For h in H, L_h and s commute— obvious, since L_h leaves A and H fixed,
while s leaves everything but A and H fixed. So M_h and L_h are the same permutation. On the other hand, if g is not in H (so gH =/= H) then it’s immediate that L_g and s don’t commute: just compute sL_g(A) and compare it with L_gs(A) (or do the same with H instead of A). So L_g and M_g differ when g is not in H. QED

One reason I prefer this: you don’t have to treat G:H=2 as a special case.

3. Cyrille Nganteu(from cameroon) August 30, 2018 / 2:57 pm

Always a good mathematician. Short results but very usefull.

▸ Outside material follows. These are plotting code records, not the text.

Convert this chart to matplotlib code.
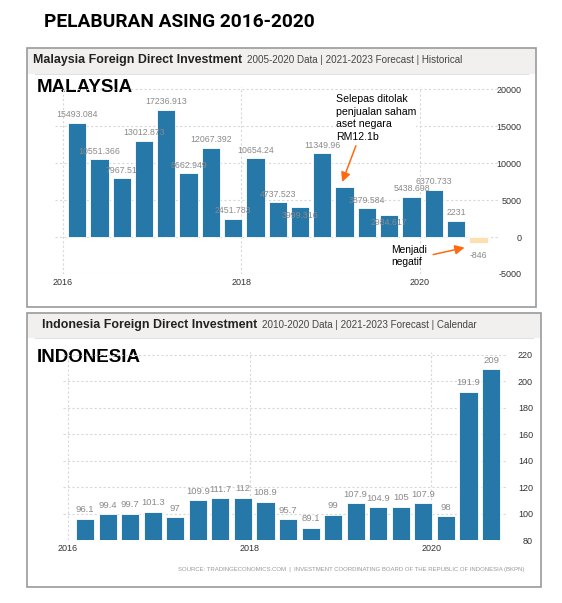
import matplotlib.pyplot as plt
from matplotlib.patches import Rectangle

# Malaysia FDI, quarterly 2016Q1 - 2020Q3 (RM million), last value is forecast
my_values = [15493.084, 10551.366, 7967.51, 13012.873, 17236.913, 8662.949,
             12067.392, 2451.783, 10654.24, 4737.523, 3999.316, 11349.96,
             6757, 3879.584, 2984.617, 5438.698, 6370.733, 2231, -846]
my_labels = ['15493.084', '10551.366', '7967.51', '13012.873', '17236.913',
             '8662.949', '12067.392', '2451.783', '10654.24', '4737.523',
             '3999.316', '11349.96', '', '3879.584', '2984.617', '5438.698',
             '6370.733', '2231', '-846']
my_forecast = [False] * 18 + [True]
my_yticks = [-5000, 0, 5000, 10000, 15000, 20000]

# Indonesia FDI, quarterly 2016Q1 - 2020Q3 (IDR trillion)
id_values = [96.1, 99.4, 99.7, 101.3, 97, 109.9, 111.7, 112, 108.9, 95.7,
             89.1, 99, 107.9, 104.9, 105, 107.9, 98, 191.9, 209]
id_yticks = [80, 100, 120, 140, 160, 180, 200, 220]

year_labels = ['2016', '2018', '2020']

BLUE = '#2678a8'
PEACH = '#fde0b0'
ORANGE = '#ff6a10'
GRID = '#d8d8d8'
W, H = 562, 603

plt.rcParams['font.family'] = ['Liberation Sans', 'DejaVu Sans']

fig = plt.figure(figsize=(W / 100, H / 100), dpi=100)


def px_axes(x0, y0, x1, y1):
    return fig.add_axes([x0 / W, 1 - y1 / H, (x1 - x0) / W, (y1 - y0) / H])


# background layer in pixel coordinates
bg = px_axes(0, 0, W, H)
bg.set_xlim(0, W)
bg.set_ylim(H, 0)
bg.axis('off')

bg.text(179, 22, 'PELABURAN ASING 2016-2020', ha='center', va='center',
        fontsize=13.8, fontweight='bold', family=['Roboto', 'DejaVu Sans'])

# panel frames
for (x0, y0, x1, y1, hb) in [(27, 48, 536, 307, 74), (27, 313, 541, 587, 338)]:
    bg.add_patch(Rectangle((x0, y0), x1 - x0, hb - y0, facecolor='#f1f0ee',
                           edgecolor='none'))
    bg.add_patch(Rectangle((x0, y0), x1 - x0, y1 - y0, facecolor='none',
                           edgecolor='#9a9a9a', lw=1.2))
    bg.plot([x0 + 8, x1 - 8], [hb, hb], color='#e2e2e2', lw=0.8)

bg.text(33, 60, 'Malaysia Foreign Direct Investment', fontsize=8.9,
        fontweight='bold', color='#222', va='center')
bg.text(247, 60, '2005-2020 Data | 2021-2023 Forecast | Historical',
        fontsize=7.1, color='#444', va='center')
bg.text(42, 325, 'Indonesia Foreign Direct Investment', fontsize=8.9,
        fontweight='bold', color='#222', va='center')
bg.text(262, 325, '2010-2020 Data | 2021-2023 Forecast | Calendar',
        fontsize=7.1, color='#444', va='center')
bg.text(524, 569, 'SOURCE: TRADINGECONOMICS.COM  |  INVESTMENT COORDINATING '
        'BOARD OF THE REPUBLIC OF INDONESIA (BKPN)', ha='right', va='center',
        fontsize=4.3, color='#999')


def style_axes(ax, pad_pt):
    for s in ax.spines.values():
        s.set_visible(False)
    ax.yaxis.tick_right()
    ax.tick_params(axis='y', length=0, pad=pad_pt, labelsize=6.5,
                   labelcolor='#333')
    ax.tick_params(axis='x', length=0, pad=3, labelsize=6.5,
                   labelcolor='#333')
    for lab in ax.get_yticklabels():
        lab.set_ha('right')
    ax.grid(True, color=GRID, ls=(0, (2, 2)), lw=0.8)
    ax.set_axisbelow(True)
    ax.patch.set_alpha(0)


# ---- Malaysia ----
ax1 = px_axes(55, 87, 498, 274)
xs = list(range(len(my_values)))
colors = [PEACH if f else BLUE for f in my_forecast]
ax1.bar(xs, my_values, width=0.82, color=colors, edgecolor='white', lw=0.6)
ax1.set_xlim(-0.99, 18.88)
ax1.set_ylim(-5000, 20300)
ax1.set_yticks(my_yticks)
ax1.set_yticklabels([str(t) for t in my_yticks])
ax1.set_xticks([-0.63, 7.37, 15.37])
ax1.set_xticklabels(year_labels)
style_axes(ax1, 17)

below = {10, 14}
for i, (v, lab) in enumerate(zip(my_values, my_labels)):
    if not lab:
        continue
    if v < 0:
        y_off = -12
    elif i in below:
        y_off = -8
    else:
        y_off = 8
    ax1.annotate(lab, (i, v), xytext=(0, y_off),
                 textcoords='offset pixels', ha='center', va='center',
                 fontsize=6.3, color='#8a8a8a')

ax1.text(11.6, 19300, 'Selepas ditolak\npenjualan saham\naset negara\nRM12.1b',
         fontsize=7.6, va='top', ha='left', linespacing=1.3,
         bbox=dict(facecolor='white', edgecolor='none', pad=0), zorder=5)
ax1.annotate('', xy=(11.85, 7100), xytext=(12.55, 12700),
             arrowprops=dict(arrowstyle='-|>', color=ORANGE, lw=1.1,
                             mutation_scale=14), zorder=6)
ax1.text(14.1, -2550, 'Menjadi\nnegatif', fontsize=7.4, va='center',
         ha='left', linespacing=1.3)
ax1.annotate('', xy=(17.5, -1350), xytext=(15.85, -2450),
             arrowprops=dict(arrowstyle='-|>', color=ORANGE, lw=1.1,
                             mutation_scale=14))

# ---- Indonesia ----
ax2 = px_axes(63, 352, 508, 540)
ax2.bar(xs, [v - 80 for v in id_values], bottom=80, width=0.8, color=BLUE,
        edgecolor='white', lw=0.6)
ax2.set_xlim(-0.975, 18.75)
ax2.set_ylim(80, 222)
ax2.set_yticks(id_yticks)
ax2.set_yticklabels([str(t) for t in id_yticks])
ax2.set_xticks([-0.75, 7.3, 15.35])
ax2.set_xticklabels(year_labels)
style_axes(ax2, 18)
for i, v in enumerate(id_values):
    ax2.annotate(f'{v:g}', (i, v), xytext=(0, 9), textcoords='offset pixels',
                 ha='center', va='center', fontsize=6.8, color='#8a8a8a')

bg.text(37, 88, 'MALAYSIA', fontsize=13.5, fontweight='bold', va='center',
        zorder=10)
bg.text(37, 358, 'INDONESIA', fontsize=13.5, fontweight='bold', va='center',
        zorder=10)
bg.set_zorder(-1)

fig.savefig('out.png', dpi=100)
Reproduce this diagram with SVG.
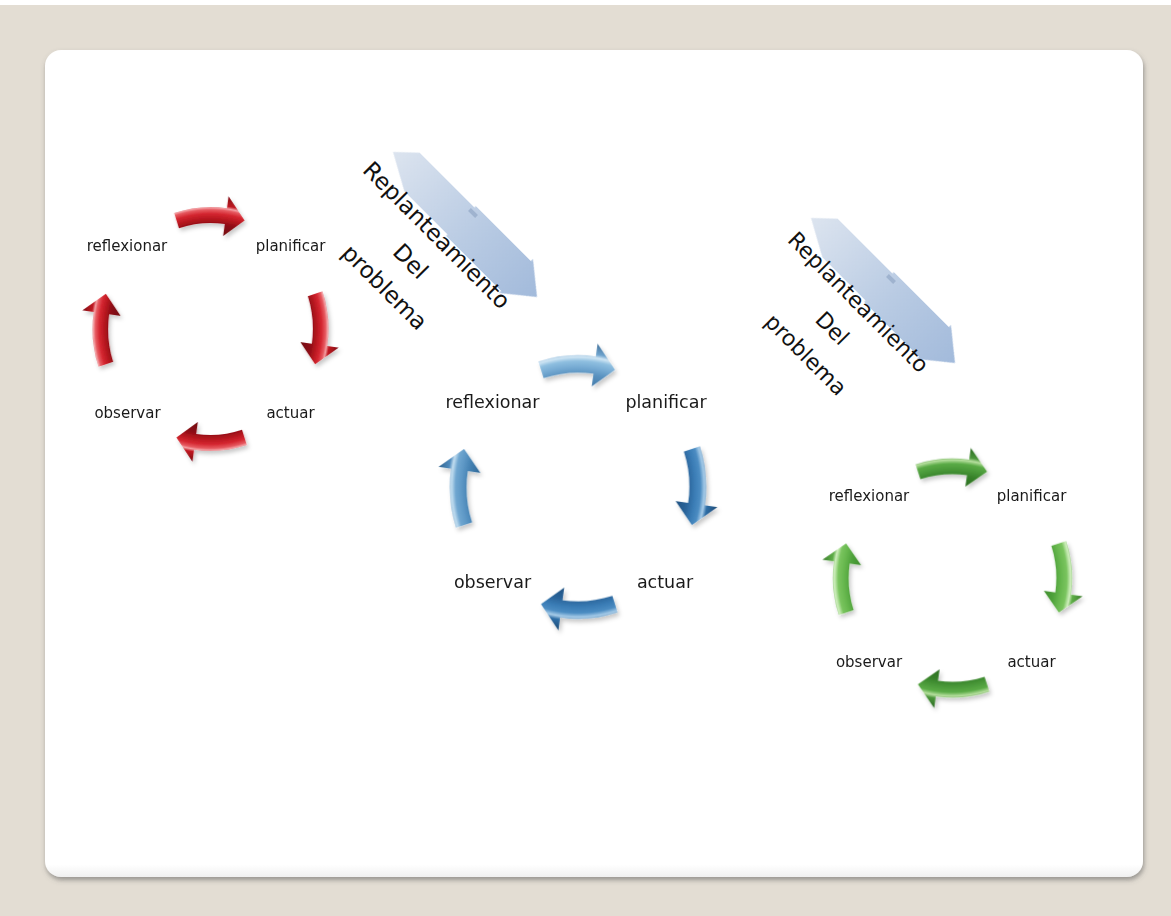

Bravo.

4. evelyn November 10, 2018 / 3:57 am

In the second proof, why use 1 and not general, {m(g_{0})\neq m(\mathbf{1})}. Or simply, why was it necessary to use 1 and not general?

• Christian Nguembou Tagne November 10, 2018 / 3:00 pm

In the last part of the second proof, we want to find a function $m$ from $G$ to $A=\mathbb{Z}/p\mathbb{Z}$, where $p$ is a prime number, such that $H\cdot m=\{m\}$ and $g_{0}\cdot m\neq m$. Note that $g_{0}\cdot m$, as well as $m$, is a function from $G$ to $A$. Therefore, to show that $g_{0}\cdot m\neq m$, it suffices to establish that $(g_{0}\cdot m)(x)\neq m(x)$ for some $x\in G$. However, by definition, $(g_{0}\cdot m)(x)=m(xg_{0})$. For example, if $x$ is the identity $\mathbf{1}$, we compute $(g_{0}\cdot m)(\mathbf{1})=m(g_{0})$. Thus, if we find that $m(g_{0})\neq m(\mathbf{1})$, we can conclude that $g_{0}\cdot m\neq m$. That was our approach here. It is also not a necessity to use the identity $\mathbf{1}$ of $G$. One could theoretically use any element $x$ of the group $G$. However, in this context, the identity is the optimal choice.